What needs to be done: Will you repeat only the lines from the one with "Generate a Python script that draws this with matplotlib." through the one with "import numpy as np", both included, leaving every picture out?

Exercise input:
--------

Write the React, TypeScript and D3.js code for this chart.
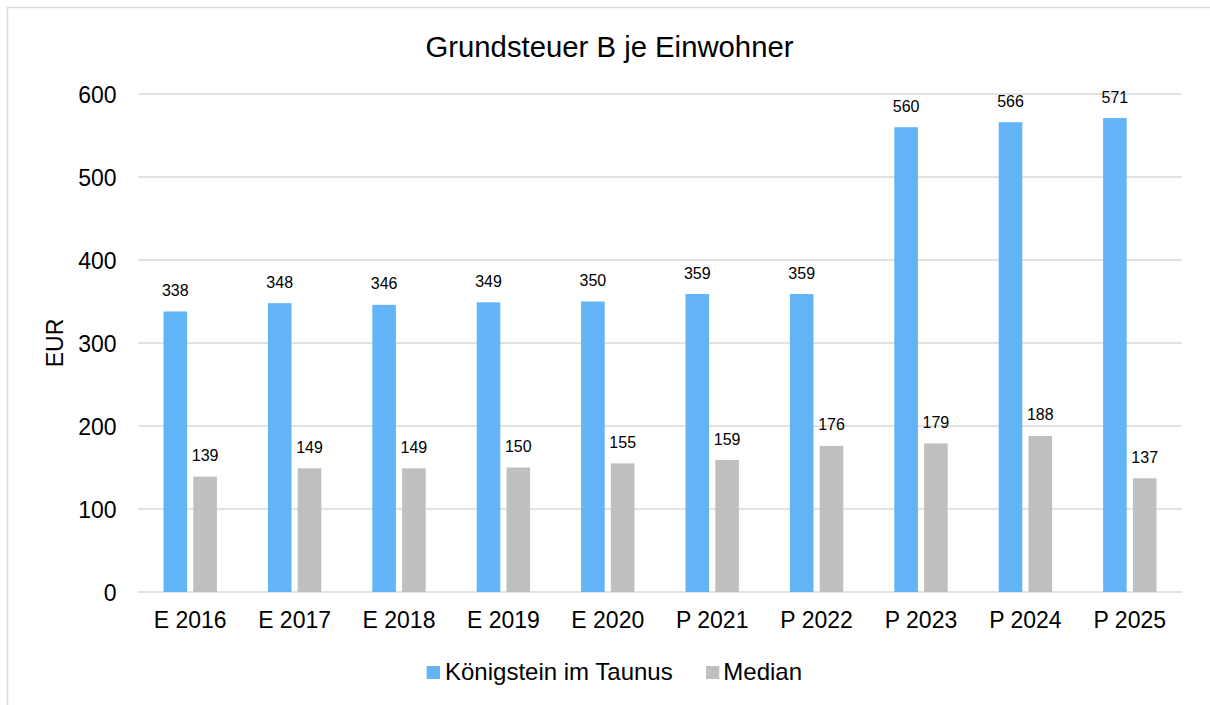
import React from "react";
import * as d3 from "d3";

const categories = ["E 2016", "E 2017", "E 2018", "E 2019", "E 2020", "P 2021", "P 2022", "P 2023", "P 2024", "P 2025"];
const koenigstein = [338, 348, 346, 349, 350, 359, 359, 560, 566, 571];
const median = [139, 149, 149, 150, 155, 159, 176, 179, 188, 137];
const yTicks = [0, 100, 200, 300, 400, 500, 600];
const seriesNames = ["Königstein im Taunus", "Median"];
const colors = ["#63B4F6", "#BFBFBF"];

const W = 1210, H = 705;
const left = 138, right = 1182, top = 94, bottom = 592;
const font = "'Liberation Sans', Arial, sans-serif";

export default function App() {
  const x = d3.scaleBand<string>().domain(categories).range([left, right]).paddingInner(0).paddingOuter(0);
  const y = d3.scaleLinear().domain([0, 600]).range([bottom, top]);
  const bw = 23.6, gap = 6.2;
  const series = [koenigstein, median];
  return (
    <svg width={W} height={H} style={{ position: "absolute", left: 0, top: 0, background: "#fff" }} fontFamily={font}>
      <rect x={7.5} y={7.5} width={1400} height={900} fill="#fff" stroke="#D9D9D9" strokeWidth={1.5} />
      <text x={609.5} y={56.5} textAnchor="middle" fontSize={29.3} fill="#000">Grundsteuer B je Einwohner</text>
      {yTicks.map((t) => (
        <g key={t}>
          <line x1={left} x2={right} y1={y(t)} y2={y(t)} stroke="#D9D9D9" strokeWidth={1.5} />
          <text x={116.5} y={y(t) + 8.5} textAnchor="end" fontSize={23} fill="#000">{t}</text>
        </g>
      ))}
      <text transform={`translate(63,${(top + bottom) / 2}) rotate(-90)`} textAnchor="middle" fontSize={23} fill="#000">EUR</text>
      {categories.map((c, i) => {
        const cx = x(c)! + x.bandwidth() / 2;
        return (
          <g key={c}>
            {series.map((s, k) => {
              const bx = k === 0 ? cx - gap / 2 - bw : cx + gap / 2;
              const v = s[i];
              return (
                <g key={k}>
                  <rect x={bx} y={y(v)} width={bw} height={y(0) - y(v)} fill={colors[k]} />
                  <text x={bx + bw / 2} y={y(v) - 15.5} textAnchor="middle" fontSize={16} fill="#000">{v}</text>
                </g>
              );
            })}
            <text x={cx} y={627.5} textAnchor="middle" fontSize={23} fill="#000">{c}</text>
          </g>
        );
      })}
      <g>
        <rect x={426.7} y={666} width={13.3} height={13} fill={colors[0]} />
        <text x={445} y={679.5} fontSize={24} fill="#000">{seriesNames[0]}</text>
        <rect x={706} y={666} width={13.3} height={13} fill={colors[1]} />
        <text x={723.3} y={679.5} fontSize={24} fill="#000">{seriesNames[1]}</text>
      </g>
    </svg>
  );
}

--------

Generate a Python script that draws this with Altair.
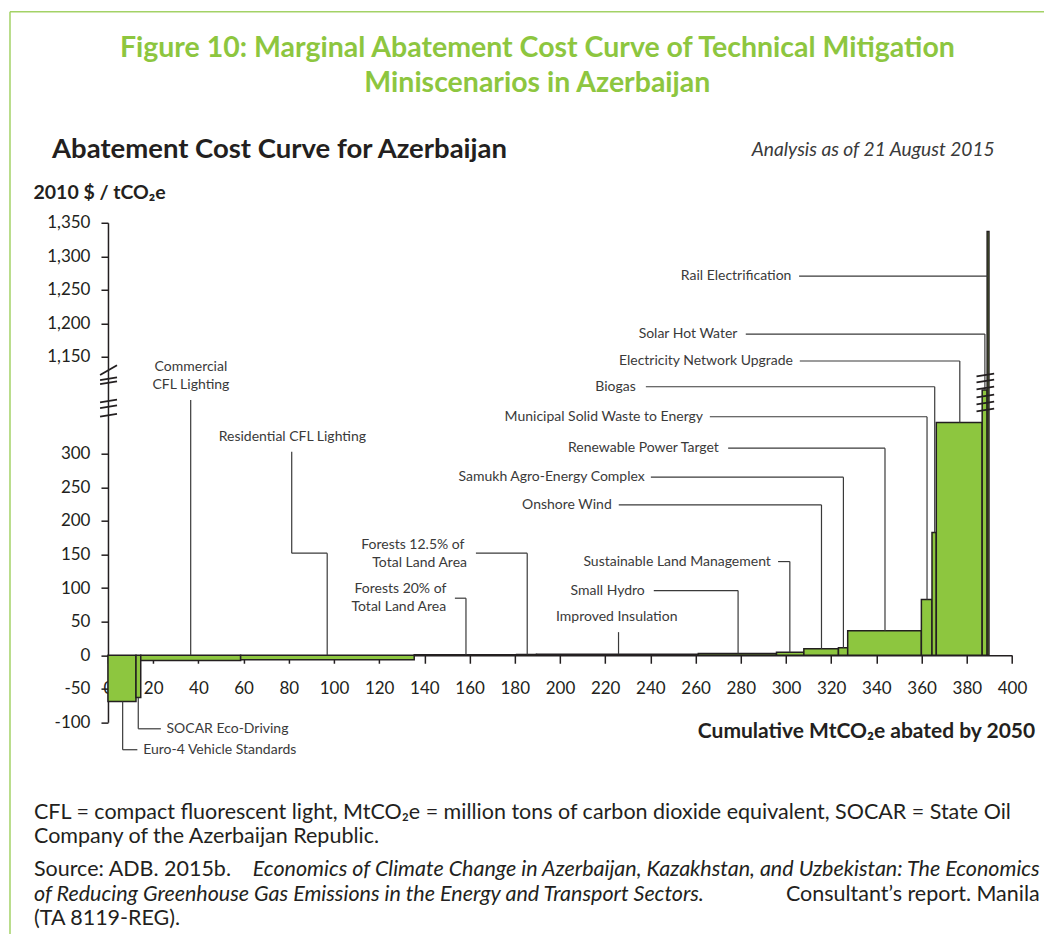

--------

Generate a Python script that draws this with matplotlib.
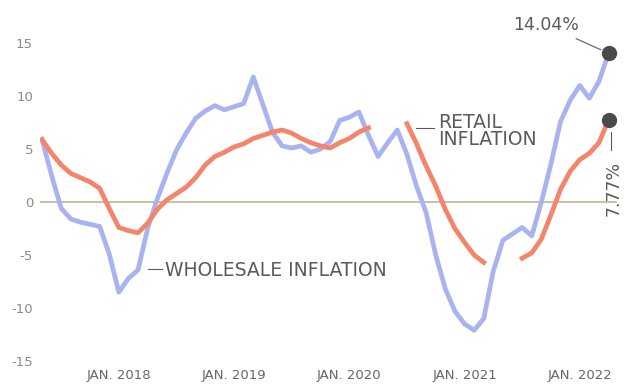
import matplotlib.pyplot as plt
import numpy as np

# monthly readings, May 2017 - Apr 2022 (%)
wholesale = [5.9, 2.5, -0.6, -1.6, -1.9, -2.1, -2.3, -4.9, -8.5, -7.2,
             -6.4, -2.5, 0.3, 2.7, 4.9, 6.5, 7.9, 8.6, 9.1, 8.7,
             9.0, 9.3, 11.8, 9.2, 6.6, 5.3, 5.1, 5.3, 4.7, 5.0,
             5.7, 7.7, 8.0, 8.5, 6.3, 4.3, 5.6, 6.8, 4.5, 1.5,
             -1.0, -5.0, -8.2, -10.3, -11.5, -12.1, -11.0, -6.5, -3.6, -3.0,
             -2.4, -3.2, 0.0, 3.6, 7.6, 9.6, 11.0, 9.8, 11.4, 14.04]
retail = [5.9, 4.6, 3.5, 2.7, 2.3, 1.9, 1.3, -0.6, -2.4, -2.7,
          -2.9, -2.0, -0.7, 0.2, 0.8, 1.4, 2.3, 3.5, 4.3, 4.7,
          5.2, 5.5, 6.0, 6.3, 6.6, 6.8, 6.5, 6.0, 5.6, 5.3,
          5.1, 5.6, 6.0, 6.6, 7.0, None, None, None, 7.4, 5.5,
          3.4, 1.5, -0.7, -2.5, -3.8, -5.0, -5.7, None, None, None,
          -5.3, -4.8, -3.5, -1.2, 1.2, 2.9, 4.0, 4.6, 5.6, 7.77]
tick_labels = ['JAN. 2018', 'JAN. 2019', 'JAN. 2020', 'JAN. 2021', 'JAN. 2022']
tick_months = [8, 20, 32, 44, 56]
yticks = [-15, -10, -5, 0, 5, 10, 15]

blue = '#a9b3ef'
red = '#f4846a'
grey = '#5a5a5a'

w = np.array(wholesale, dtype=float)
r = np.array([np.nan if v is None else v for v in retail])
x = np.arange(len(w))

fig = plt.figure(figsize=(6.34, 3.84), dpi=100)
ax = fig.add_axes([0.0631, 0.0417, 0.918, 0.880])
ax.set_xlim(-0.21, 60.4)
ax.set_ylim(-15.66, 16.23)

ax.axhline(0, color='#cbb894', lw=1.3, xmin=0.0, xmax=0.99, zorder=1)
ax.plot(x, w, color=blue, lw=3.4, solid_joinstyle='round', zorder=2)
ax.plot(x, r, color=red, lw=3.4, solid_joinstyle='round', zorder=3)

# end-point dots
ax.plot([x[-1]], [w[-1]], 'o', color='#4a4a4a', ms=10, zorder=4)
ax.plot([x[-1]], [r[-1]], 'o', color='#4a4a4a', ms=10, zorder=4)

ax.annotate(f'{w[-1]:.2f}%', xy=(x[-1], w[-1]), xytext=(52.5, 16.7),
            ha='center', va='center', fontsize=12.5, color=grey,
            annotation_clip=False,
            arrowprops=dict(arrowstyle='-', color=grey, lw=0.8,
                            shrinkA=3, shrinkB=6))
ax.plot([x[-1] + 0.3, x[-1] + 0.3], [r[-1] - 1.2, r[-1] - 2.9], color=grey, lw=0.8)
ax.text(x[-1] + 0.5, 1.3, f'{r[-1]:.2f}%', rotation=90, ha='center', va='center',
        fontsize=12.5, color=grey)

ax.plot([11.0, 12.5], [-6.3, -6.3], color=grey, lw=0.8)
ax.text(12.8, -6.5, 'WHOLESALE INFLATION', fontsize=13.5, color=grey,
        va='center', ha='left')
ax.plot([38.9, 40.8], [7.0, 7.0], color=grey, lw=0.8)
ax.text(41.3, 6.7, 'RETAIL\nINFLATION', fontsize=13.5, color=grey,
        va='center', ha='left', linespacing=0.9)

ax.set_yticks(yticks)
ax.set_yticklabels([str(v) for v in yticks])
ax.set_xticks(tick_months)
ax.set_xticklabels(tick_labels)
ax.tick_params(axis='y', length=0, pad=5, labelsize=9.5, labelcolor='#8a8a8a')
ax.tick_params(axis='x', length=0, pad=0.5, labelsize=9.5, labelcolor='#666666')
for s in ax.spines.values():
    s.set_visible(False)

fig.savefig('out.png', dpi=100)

--------

Finished answer:
Generate a Python script that draws this with matplotlib.
import matplotlib.pyplot as plt
import numpy as np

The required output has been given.